## START RECORDS PROVIDED

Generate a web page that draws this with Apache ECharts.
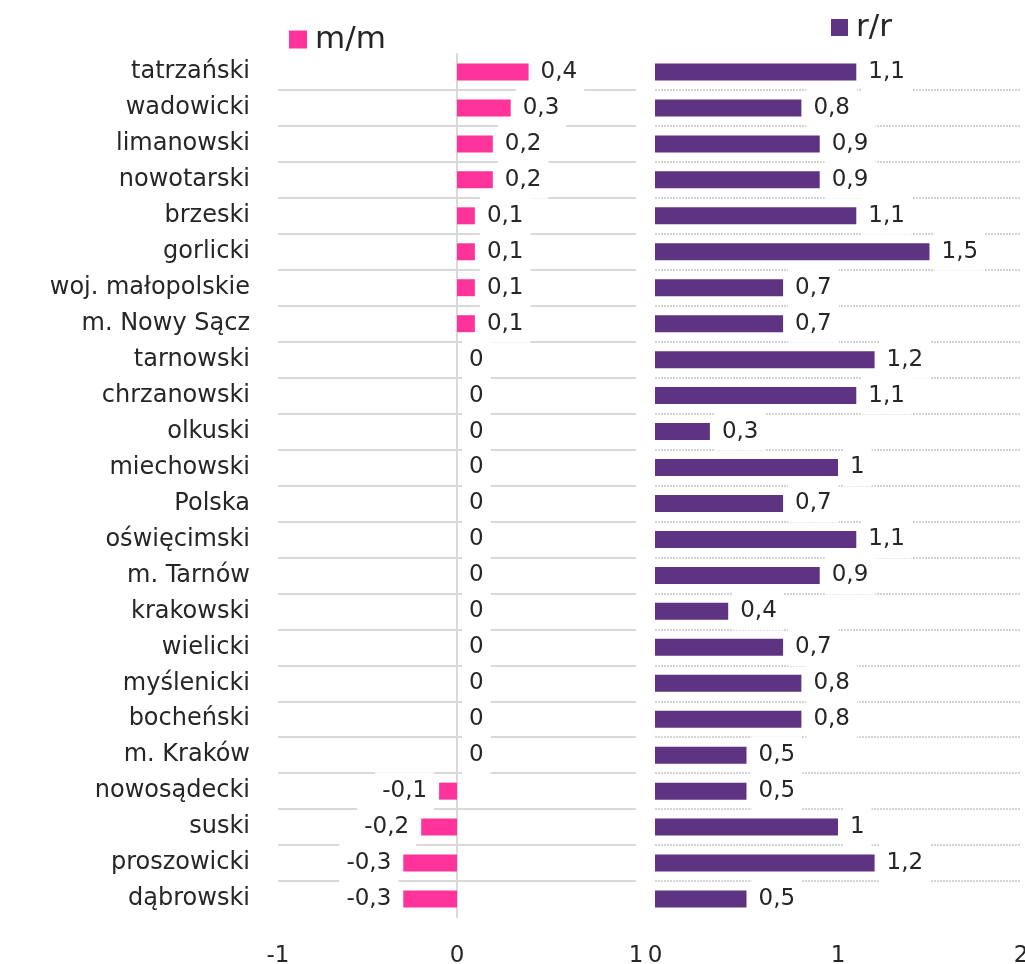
<!DOCTYPE html>
<html>
<head>
<meta charset="utf-8">
<script src="https://cdn.jsdelivr.net/npm/echarts@6/dist/echarts.min.js"></script>
<style>
  html, body { margin: 0; padding: 0; background: #fff; }
  #chart { width: 1025px; height: 964px; }
</style>
</head>
<body>
<div id="chart"></div>
<script>
const categories = [
  'tatrzański', 'wadowicki', 'limanowski', 'nowotarski', 'brzeski', 'gorlicki',
  'woj. małopolskie', 'm. Nowy Sącz', 'tarnowski', 'chrzanowski', 'olkuski',
  'miechowski', 'Polska', 'oświęcimski', 'm. Tarnów', 'krakowski', 'wielicki',
  'myślenicki', 'bocheński', 'm. Kraków', 'nowosądecki', 'suski', 'proszowicki',
  'dąbrowski'
]
const mmValues = [0.4, 0.3, 0.2, 0.2, 0.1, 0.1, 0.1, 0.1, 0, 0, 0, 0, 0, 0, 0, 0, 0, 0, 0, 0, -0.1, -0.2, -0.3, -0.3]
const rrValues = [1.1, 0.8, 0.9, 0.9, 1.1, 1.5, 0.7, 0.7, 1.2, 1.1, 0.3, 1, 0.7, 1.1, 0.9, 0.4, 0.7, 0.8, 0.8, 0.5, 0.5, 1, 1.2, 0.5]
const mmTicks = [-1, 0, 1]
const rrTicks = [0, 1, 2]

const font = 'DejaVu Sans'
const textColor = '#262626'
const pink = '#ff3399'
const purple = '#5e3381'

const fmt = (v) => String(v).replace('.', ',')

const valueLabel = {
  show: true,
  position: 'right',
  distance: 5,
  color: textColor,
  fontFamily: font,
  fontSize: 23,
  lineHeight: 22,
  padding: [8, 7],
  backgroundColor: '#fff',
  formatter: (p) => fmt(p.value)
}

const legendText = { fontFamily: font, fontSize: 31, color: textColor, padding: [0, 0, 0, 3] }
const tickLabel = { fontFamily: font, fontSize: 23, color: textColor, margin: 28 }

const chart = echarts.init(document.getElementById('chart'))
chart.setOption({
  animation: false,
  legend: [{
    data: ['m/m'],
    left: 289,
    top: 24,
    padding: 0,
    icon: 'rect',
    itemWidth: 18,
    itemHeight: 18,
    textStyle: legendText
  }, {
    data: ['r/r'],
    left: 831,
    top: 12,
    padding: 0,
    icon: 'rect',
    itemWidth: 17,
    itemHeight: 17,
    textStyle: legendText
  }],
  grid: [
    { left: 278, width: 358, top: 54, height: 863, outerBoundsMode: 'none' },
    { left: 655, width: 366, top: 54, height: 863, outerBoundsMode: 'none' }
  ],
  xAxis: [{
    gridIndex: 0,
    type: 'value',
    min: mmTicks[0],
    max: mmTicks[mmTicks.length - 1],
    interval: 1,
    axisLine: { show: false },
    axisTick: { show: false },
    splitLine: { show: false },
    axisLabel: tickLabel
  }, {
    gridIndex: 1,
    type: 'value',
    min: rrTicks[0],
    max: rrTicks[rrTicks.length - 1],
    interval: 1,
    axisLine: { show: false },
    axisTick: { show: false },
    splitLine: { show: false },
    axisLabel: tickLabel
  }],
  yAxis: [{
    gridIndex: 0,
    type: 'category',
    inverse: true,
    data: categories,
    axisTick: { show: false },
    axisLine: { show: true, onZero: true, lineStyle: { color: '#d9d9d9', width: 2 } },
    axisLabel: { fontFamily: font, fontSize: 24, color: textColor, margin: 28 },
    splitLine: {
      show: true,
      showMinLine: false,
      showMaxLine: false,
      lineStyle: { color: '#d9d9d9', width: 2 }
    }
  }, {
    gridIndex: 1,
    type: 'category',
    inverse: true,
    data: categories,
    axisTick: { show: false },
    axisLine: { show: false },
    axisLabel: { show: false },
    splitLine: {
      show: true,
      showMinLine: false,
      showMaxLine: false,
      lineStyle: { color: '#d4d4d4', width: 2, type: [2, 1] }
    }
  }],
  series: [{
    name: 'm/m',
    type: 'bar',
    xAxisIndex: 0,
    yAxisIndex: 0,
    barWidth: 17,
    itemStyle: { color: pink },
    label: valueLabel,
    data: mmValues.map((v) => v < 0 ? { value: v, label: { position: 'left' } } : v)
  }, {
    name: 'r/r',
    type: 'bar',
    xAxisIndex: 1,
    yAxisIndex: 1,
    barWidth: 17,
    itemStyle: { color: purple },
    label: valueLabel,
    data: rrValues
  }]
})
</script>
</body>
</html>
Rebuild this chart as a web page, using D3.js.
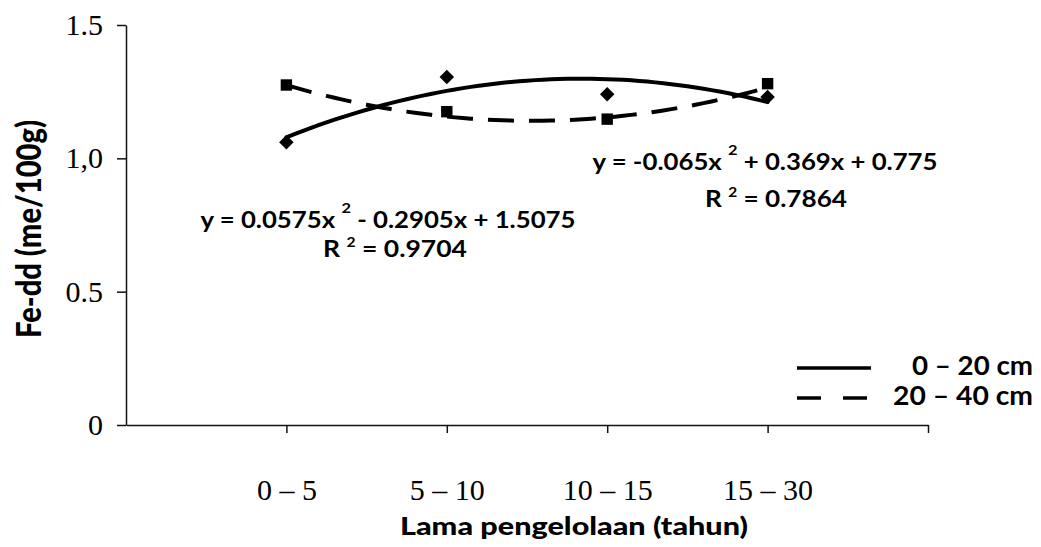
<!DOCTYPE html>
<html>
<head>
<meta charset="utf-8">
<script src="https://cdn.jsdelivr.net/npm/d3@7"></script>
<style>
  html, body { margin: 0; padding: 0; background: #fff; }
  svg { display: block; }
</style>
</head>
<body>
<svg id="chart" width="1041" height="547"></svg>
<script>
// ---------------- data ----------------
const categories = ["0 – 5", "5 – 10", "10 – 15", "15 – 30"];
const categoryX = [1, 2, 3, 4];
const seriesNames = ["0 – 20 cm", "20 – 40 cm"];
const values0_20 = [1.06, 1.305, 1.24, 1.23];     // diamonds, solid trend
const values20_40 = [1.275, 1.175, 1.147, 1.28];  // squares, dashed trend
// trendline coefficients as printed: a x^2 + b x + c
const trend0_20 = [-0.065, 0.369, 0.775];
const trend20_40 = [0.0575, -0.2905, 1.5075];
const r2_0_20 = "0.7864";
const r2_20_40 = "0.9704";
const yTicks = [0, 0.5, 1.0, 1.5];
const yTickLabels = ["0", "0.5", "1,0", "1.5"];

// ---------------- drawing ----------------
const svg = d3.select("#chart");
const x = d3.scaleLinear().domain([0, 5]).range([126, 928]);
const y = d3.scaleLinear().domain([0, 1.5]).range([425, 25]);

const sans = "Lato, 'Open Sans', 'DejaVu Sans', sans-serif";
const serif = "'Liberation Serif', 'Times New Roman', serif";

// Y axis
const yAxis = svg.append("g")
  .attr("transform", `translate(${x(0)},0)`)
  .call(d3.axisLeft(y).tickValues(yTicks)
    .tickFormat((d, i) => yTickLabels[i])
    .tickSize(9).tickSizeOuter(0).tickPadding(14));
yAxis.selectAll("text").attr("font-family", serif).attr("font-size", 30).attr("fill", "#000");
yAxis.selectAll("line,path").attr("stroke", "#111").attr("stroke-width", 1.5);

// X axis
const xAxis = svg.append("g")
  .attr("transform", `translate(0,${y(0)})`)
  .call(d3.axisBottom(x).tickValues([1, 2, 3, 4, 5])
    .tickFormat(d => (d <= categories.length ? categories[d - 1] : ""))
    .tickSize(8).tickSizeOuter(0).tickPadding(8));
xAxis.selectAll("text")
  .attr("font-family", serif).attr("font-size", 30).attr("fill", "#000")
  .attr("y", 75).attr("dy", null);
xAxis.selectAll("line,path").attr("stroke", "#111").attr("stroke-width", 1.5);

// Axis titles
svg.append("text")
  .attr("transform", "translate(41,229) rotate(-90)")
  .attr("text-anchor", "middle")
  .attr("font-family", sans).attr("font-weight", 900).attr("font-size", 34)
  .attr("textLength", 218).attr("lengthAdjust", "spacingAndGlyphs")
  .text("Fe-dd (me/100g)");

svg.append("text")
  .attr("x", 574).attr("y", 535)
  .attr("text-anchor", "middle")
  .attr("font-family", sans).attr("font-weight", 900).attr("font-size", 25)
  .attr("textLength", 348).attr("lengthAdjust", "spacingAndGlyphs")
  .text("Lama pengelolaan (tahun)");

// Trendlines
const poly = c => t => c[0] * t * t + c[1] * t + c[2];
const samples = d3.range(categoryX[0], categoryX[categoryX.length - 1] + 0.001, 0.05);
const line = d3.line().x(d => x(d[0])).y(d => y(d[1])).curve(d3.curveLinear);

svg.append("path")
  .datum(samples.map(t => [t, poly(trend0_20)(t)]))
  .attr("d", line).attr("fill", "none")
  .attr("stroke", "#000").attr("stroke-width", 4).attr("stroke-linecap", "round");

svg.append("path")
  .datum(samples.map(t => [t, poly(trend20_40)(t)]))
  .attr("d", line).attr("fill", "none")
  .attr("stroke", "#000").attr("stroke-width", 4)
  .attr("stroke-dasharray", "26,15");

// Markers
const diamond = d3.symbol(d3.symbolSquare, 105)();
const square = d3.symbol(d3.symbolSquare, 130)();
svg.append("g").selectAll("path")
  .data(values0_20)
  .join("path")
  .attr("d", diamond)
  .attr("transform", (d, i) => `translate(${x(categoryX[i])},${y(d)}) rotate(45)`)
  .attr("fill", "#000");
svg.append("g").selectAll("path")
  .data(values20_40)
  .join("path")
  .attr("d", square)
  .attr("transform", (d, i) => `translate(${x(categoryX[i])},${y(d)})`)
  .attr("fill", "#000");

// Equation labels
function fmtEq(c) {
  const sgn = v => (v < 0 ? "- " : "+ ") + Math.abs(v);
  return { a: "y = " + c[0] + "x ", rest: " " + sgn(c[1]) + "x " + sgn(c[2]) };
}
function equation(cx, baseline, len, c) {
  const e = fmtEq(c);
  const t = svg.append("text")
    .attr("x", cx).attr("y", baseline).attr("text-anchor", "middle")
    .attr("font-family", sans).attr("font-weight", 700).attr("font-size", 22)
    .attr("textLength", len).attr("lengthAdjust", "spacingAndGlyphs");
  t.append("tspan").text(e.a);
  t.append("tspan").attr("dy", -15).attr("font-size", 14).text("2");
  t.append("tspan").attr("dy", 15).text(e.rest);
}
function r2label(cx, baseline, len, r) {
  const t = svg.append("text")
    .attr("x", cx).attr("y", baseline).attr("text-anchor", "middle")
    .attr("font-family", sans).attr("font-weight", 700).attr("font-size", 22)
    .attr("textLength", len).attr("lengthAdjust", "spacingAndGlyphs");
  t.append("tspan").text("R ");
  t.append("tspan").attr("dy", -10).attr("font-size", 13).text("2");
  t.append("tspan").attr("dy", 10).text(" = " + r);
}
equation(388, 228, 375, trend20_40);
r2label(395, 257, 144, r2_20_40);
equation(765, 170, 345, trend0_20);
r2label(776, 207, 142, r2_0_20);

// Legend
const legend = svg.append("g");
legend.append("line").attr("x1", 797).attr("x2", 871).attr("y1", 368).attr("y2", 368)
  .attr("stroke", "#000").attr("stroke-width", 3.5);
legend.append("line").attr("x1", 797).attr("x2", 871).attr("y1", 398).attr("y2", 398)
  .attr("stroke", "#000").attr("stroke-width", 3.5).attr("stroke-dasharray", "24,22");
legend.append("text").attr("x", 1033).attr("y", 375).attr("text-anchor", "end")
  .attr("font-family", sans).attr("font-weight", 700).attr("font-size", 26)
  .attr("textLength", 121).attr("lengthAdjust", "spacingAndGlyphs")
  .text(seriesNames[0]);
legend.append("text").attr("x", 1033).attr("y", 405).attr("text-anchor", "end")
  .attr("font-family", sans).attr("font-weight", 700).attr("font-size", 26)
  .attr("textLength", 140).attr("lengthAdjust", "spacingAndGlyphs")
  .text(seriesNames[1]);
</script>
</body>
</html>
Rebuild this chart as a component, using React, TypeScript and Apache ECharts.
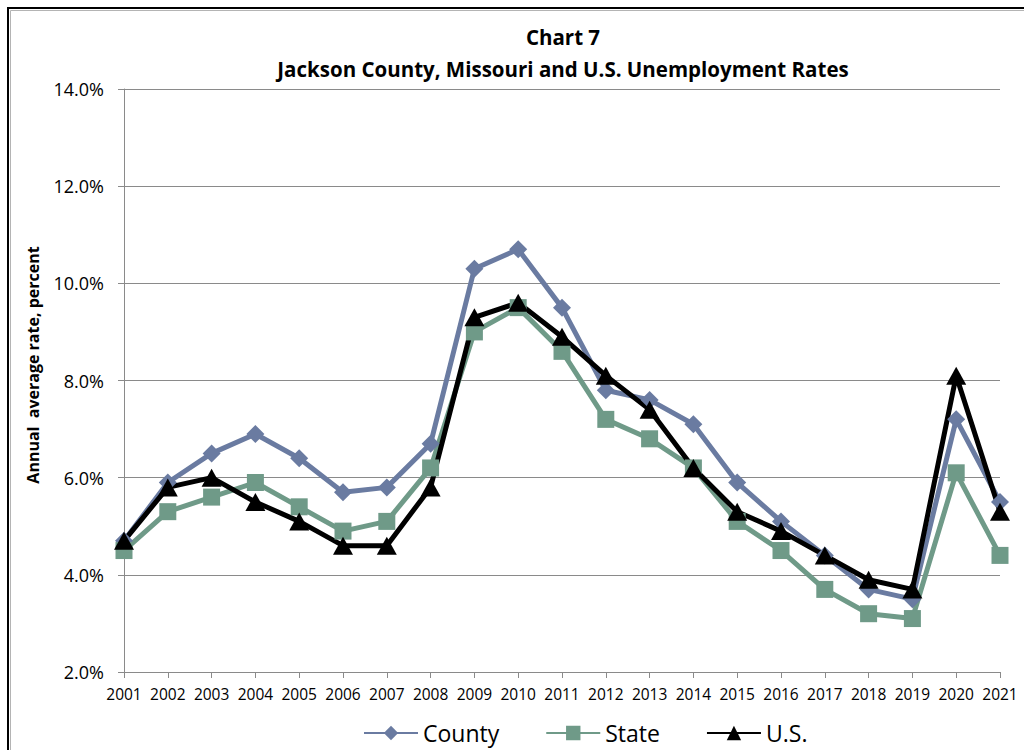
import React, { useEffect, useRef } from "react";
import * as echarts from "echarts";

// Annual average unemployment rates (percent)
const years = [
  "2001", "2002", "2003", "2004", "2005", "2006", "2007", "2008", "2009", "2010", "2011",
  "2012", "2013", "2014", "2015", "2016", "2017", "2018", "2019", "2020", "2021",
];
const county = [4.7, 5.9, 6.5, 6.9, 6.4, 5.7, 5.8, 6.7, 10.3, 10.7, 9.5, 7.8, 7.6, 7.1, 5.9, 5.1, 4.4, 3.7, 3.5, 7.2, 5.5];
const state = [4.5, 5.3, 5.6, 5.9, 5.4, 4.9, 5.1, 6.2, 9.0, 9.5, 8.6, 7.2, 6.8, 6.2, 5.1, 4.5, 3.7, 3.2, 3.1, 6.1, 4.4];
const us = [4.7, 5.8, 6.0, 5.5, 5.1, 4.6, 4.6, 5.8, 9.3, 9.6, 8.9, 8.1, 7.4, 6.2, 5.3, 4.9, 4.4, 3.9, 3.7, 8.1, 5.3];

const titleLines = ["Chart 7", "Jackson County, Missouri and U.S. Unemployment Rates"];
const yAxisTitle = "Annual  average rate, percent";

const FONT = "'Open Sans', 'Liberation Sans', sans-serif";
const GRID_GRAY = "#8a8a8a";

export default function App() {
  const ref = useRef<HTMLDivElement>(null);

  useEffect(() => {
    if (!ref.current) return;
    const chart = echarts.init(ref.current, null, { renderer: "svg" });

    chart.setOption({
      animation: false,
      backgroundColor: "#ffffff",
      grid: { left: 124, right: 24, top: 89, bottom: 78, containLabel: false },
      graphic: [
        {
          type: "rect",
          silent: true,
          shape: { x: 8, y: 8, width: 1100, height: 800 },
          style: { fill: "none", stroke: "#000", lineWidth: 2 },
        },
        {
          type: "rect",
          silent: true,
          shape: { x: 10.5, y: 10.5, width: 1100, height: 800 },
          style: { fill: "none", stroke: "#b4b4b4", lineWidth: 1 },
        },
        {
          type: "text",
          x: 563,
          y: 37,
          style: {
            text: titleLines[0],
            fontFamily: FONT,
            fontSize: 20.5,
            fontWeight: "bold",
            fill: "#000",
            align: "center",
            verticalAlign: "middle",
          },
        },
        {
          type: "text",
          x: 563,
          y: 69,
          style: {
            text: titleLines[1],
            fontFamily: FONT,
            fontSize: 20.5,
            fontWeight: "bold",
            fill: "#000",
            align: "center",
            verticalAlign: "middle",
          },
        },
        {
          type: "text",
          x: 33,
          y: 365,
          rotation: Math.PI / 2,
          style: {
            text: yAxisTitle,
            fontFamily: FONT,
            fontSize: 16,
            fontWeight: "bold",
            fill: "#000",
            align: "center",
            verticalAlign: "middle",
          },
        },
      ],
      legend: {
        left: 358,
        top: 715,
        itemWidth: 54,
        itemHeight: 18,
        itemGap: 46,
        textStyle: { fontFamily: FONT, fontSize: 23, color: "#000", lineHeight: 26 },
        data: ["County", "State", "U.S."],
      },
      xAxis: {
        type: "category",
        data: years,
        boundaryGap: false,
        axisLine: { show: true, lineStyle: { color: GRID_GRAY, width: 1 } },
        axisTick: { show: true, length: 6, lineStyle: { color: GRID_GRAY } },
        axisLabel: { fontFamily: FONT, fontSize: 15.5, color: "#000", margin: 14, interval: 0 },
        splitLine: { show: false },
      },
      yAxis: {
        type: "value",
        min: 2,
        max: 14,
        interval: 2,
        axisLine: { show: true, lineStyle: { color: GRID_GRAY, width: 1 } },
        axisTick: { show: true, length: 6, lineStyle: { color: GRID_GRAY } },
        axisLabel: {
          fontFamily: FONT,
          fontSize: 18,
          color: "#000",
          margin: 20,
          formatter: (v: number) => v.toFixed(1) + "%",
        },
        splitLine: { show: true, lineStyle: { color: GRID_GRAY, width: 1 } },
      },
      series: [
        {
          name: "County",
          type: "line",
          data: county,
          symbol: "diamond",
          symbolSize: 18,
          itemStyle: { color: "#6a7ba1" },
          lineStyle: { color: "#6a7ba1", width: 5 },
        },
        {
          name: "State",
          type: "line",
          data: state,
          symbol: "rect",
          symbolSize: 17,
          itemStyle: { color: "#6f9a88" },
          lineStyle: { color: "#6f9a88", width: 5 },
        },
        {
          name: "U.S.",
          type: "line",
          data: us,
          symbol: "triangle",
          symbolSize: [20, 18],
          itemStyle: { color: "#000000" },
          lineStyle: { color: "#000000", width: 5 },
        },
      ],
    });

    return () => chart.dispose();
  }, []);

  return (
    <div
      ref={ref}
      style={{ position: "absolute", left: 0, top: 0, width: 1024, height: 750 }}
    />
  );
}
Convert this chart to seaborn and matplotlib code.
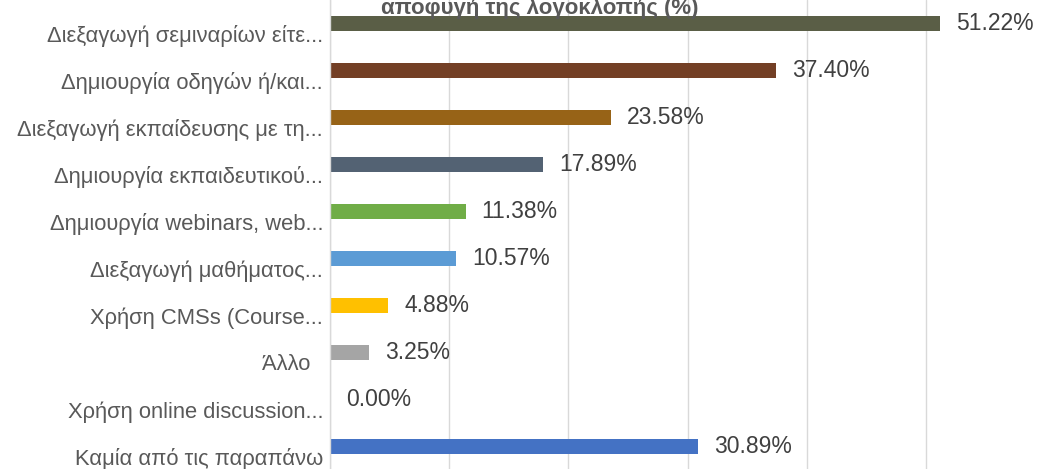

## END RECORDS PROVIDED

◆ TASK DETAILS: Above are some entries. Restate word for word the lines from the one holding "Rebuild this chart as a component, using" through the one holding "import * as", but not the pictures.

◆ WRITTEN REPLY:
Rebuild this chart as a component, using React, TypeScript and Apache ECharts.
import React, { useEffect, useRef } from "react";
import * as echarts from "echarts";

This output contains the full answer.